Border Security System Faces Strategic, Operational, Technological Challenges

The U.S. Department of Homeland Security's US-VISIT border security system faces a variety of technological and other challenges, a government watchdog agency says.

US-VISIT is designed to collect, maintain, and share data on selected foreign nationals entering and exiting the United States at air, sea, and land ports of entry (POEs). These data, including biometric identifiers like digital fingerprints, are to be used to screen persons against watch lists, verify identities, and record arrival and departure.

US-VISIT entry capability had been installed at 154 of the 170 land POEs. Officials at all 21 sites visited by the Government Accountability Office (GAO) reported that US-VISIT had improved their ability to process visitors and verify identities.

DHS plans to further enhance US-VISIT’s capabilities by, among other things, requiring new technology and equipment for scanning all 10 fingerprints, notes GAO, the nonpartisan investigative arm of Congress.

"While this may aid border security, installation could increase processing times and adversely affect operations at land POEs where space constraints, traffic congestion, and processing delays already exist.
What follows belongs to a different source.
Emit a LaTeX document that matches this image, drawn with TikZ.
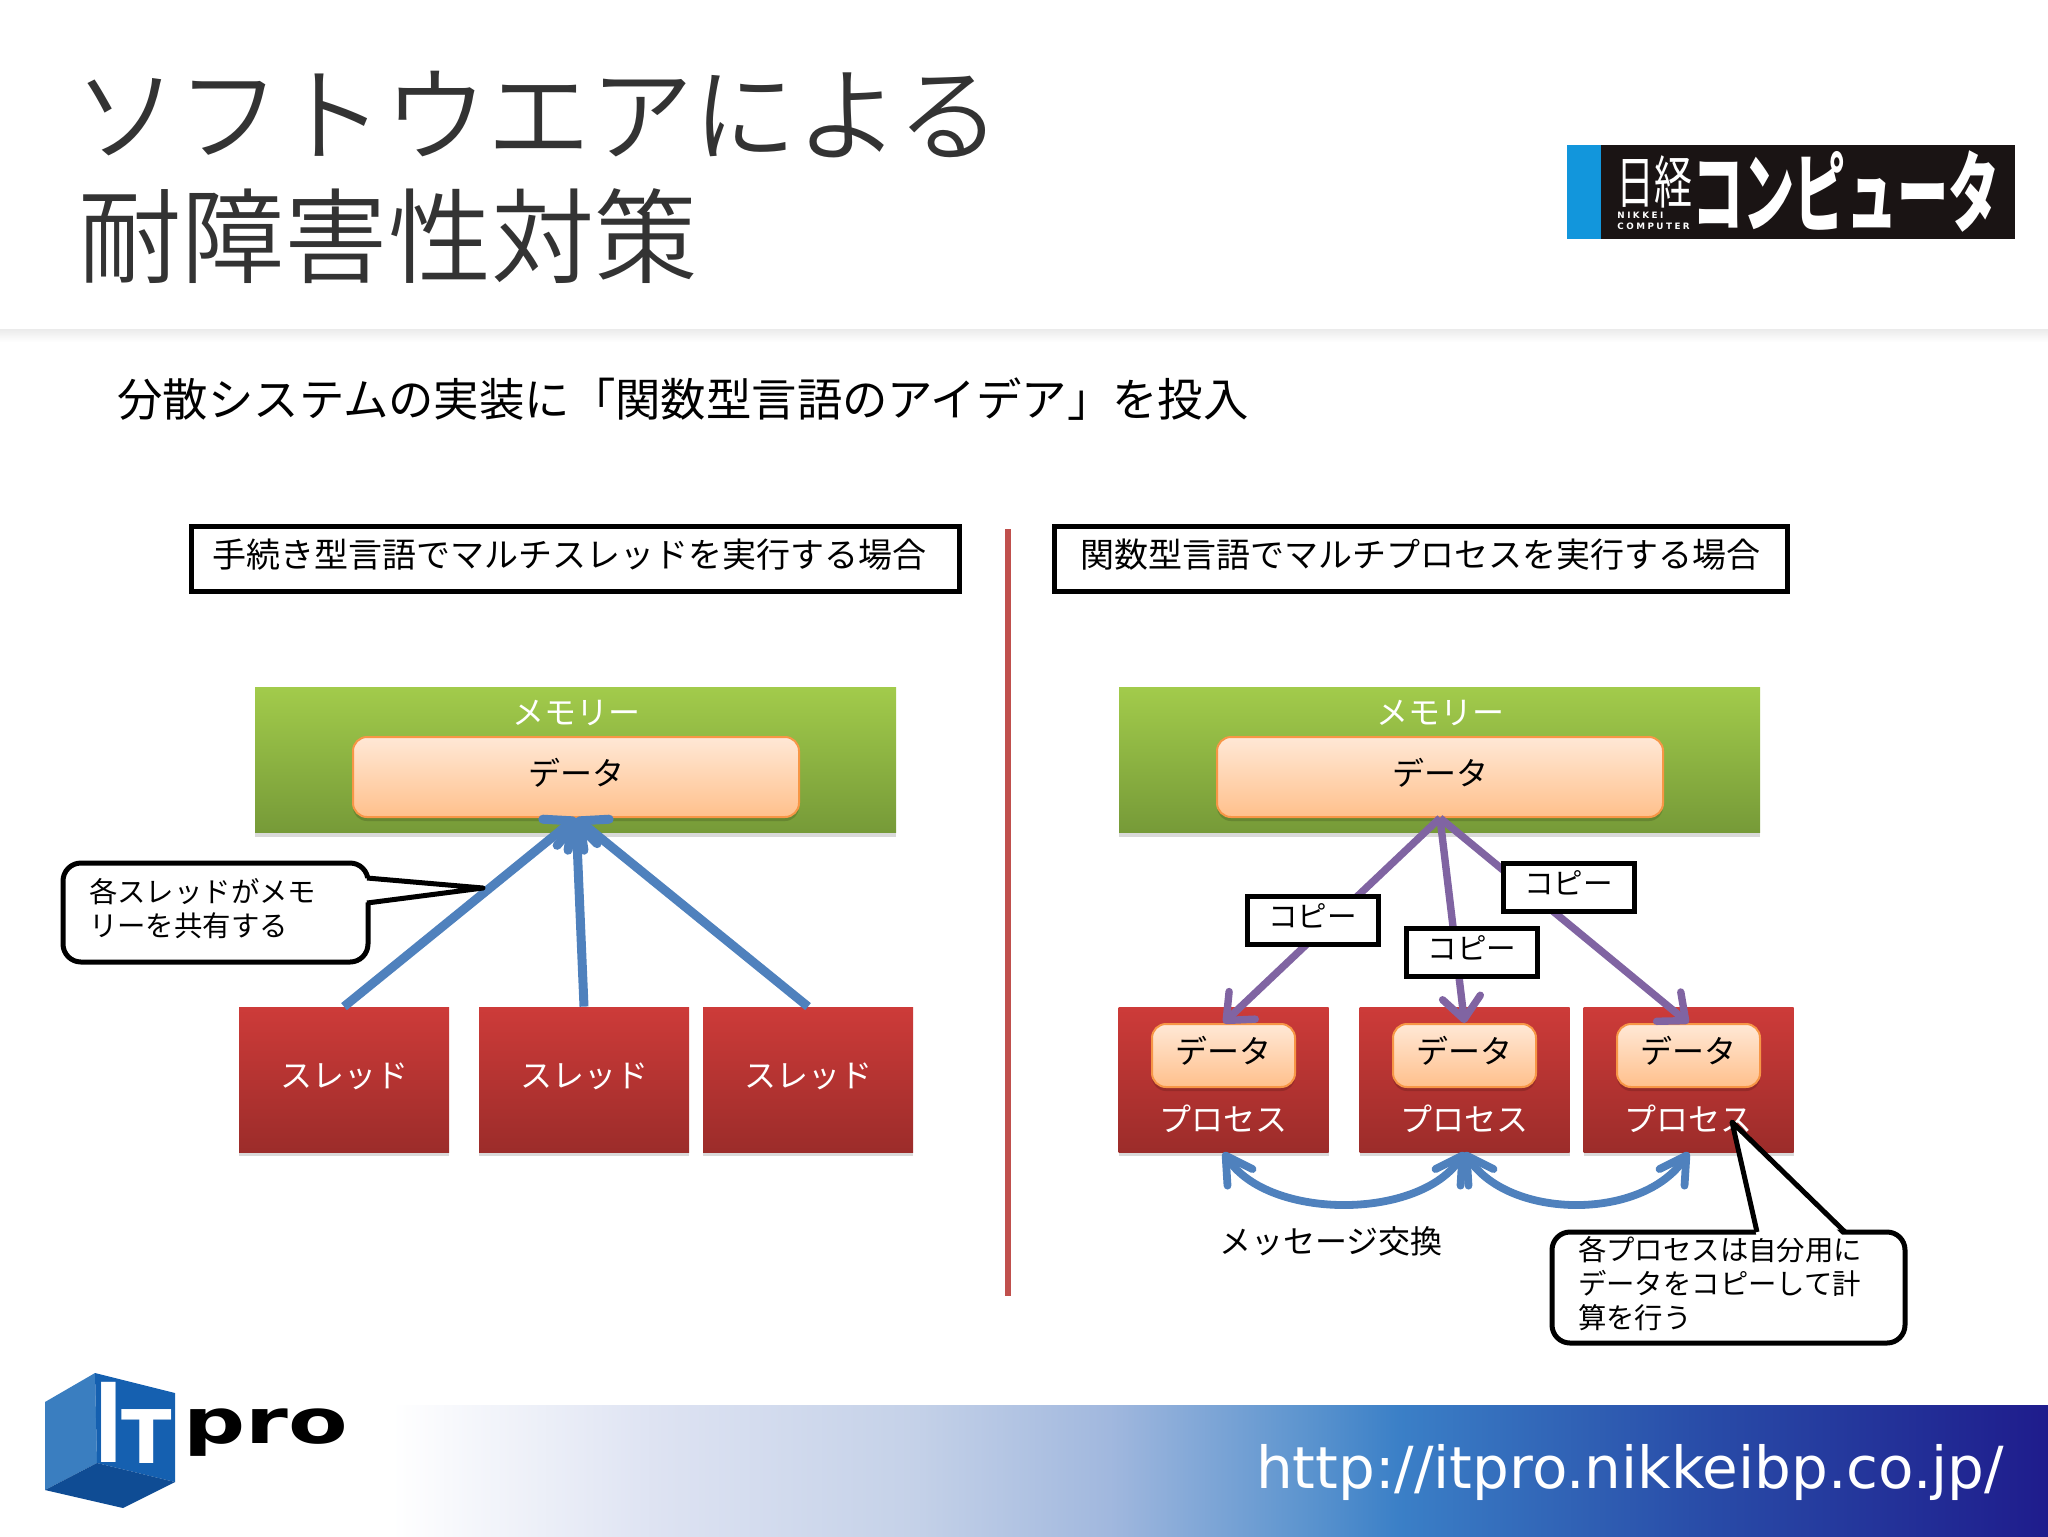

GAO’s work indicated that management controls in place to identify such problems and evaluate operations were insufficient and inconsistently administered," GAO says.

For example, GAO identified computer processing problems at 12 sites visited; at 9 of these, the problems were not always reported. US-VISIT has developed performance measures, but measures to gauge factors that uniquely affect land POE operations were not developed; these would put US-VISIT officials in a better position to identify areas for improvement, GAO finds.

US-VISIT officials concluded that, for various reasons, a biometric US-VISIT exit capability cannot now be implemented without incurring a major impact on land POE facilities. An interim nonbiometric exit technology tested did not meet the statutory requirement for a biometric exit capability and thus cannot ensure that visitors who enter the country are those who leave, GAO says.

"DHS had not yet reported to Congress on a required plan describing how it intended to fully implement a biometric entry/exit program or use nonbiometric solutions. Until this plan is finalized, neither DHS nor Congress is in a good position to prioritize and allocate program resources or plan for POE facilities modifications," GAO adds.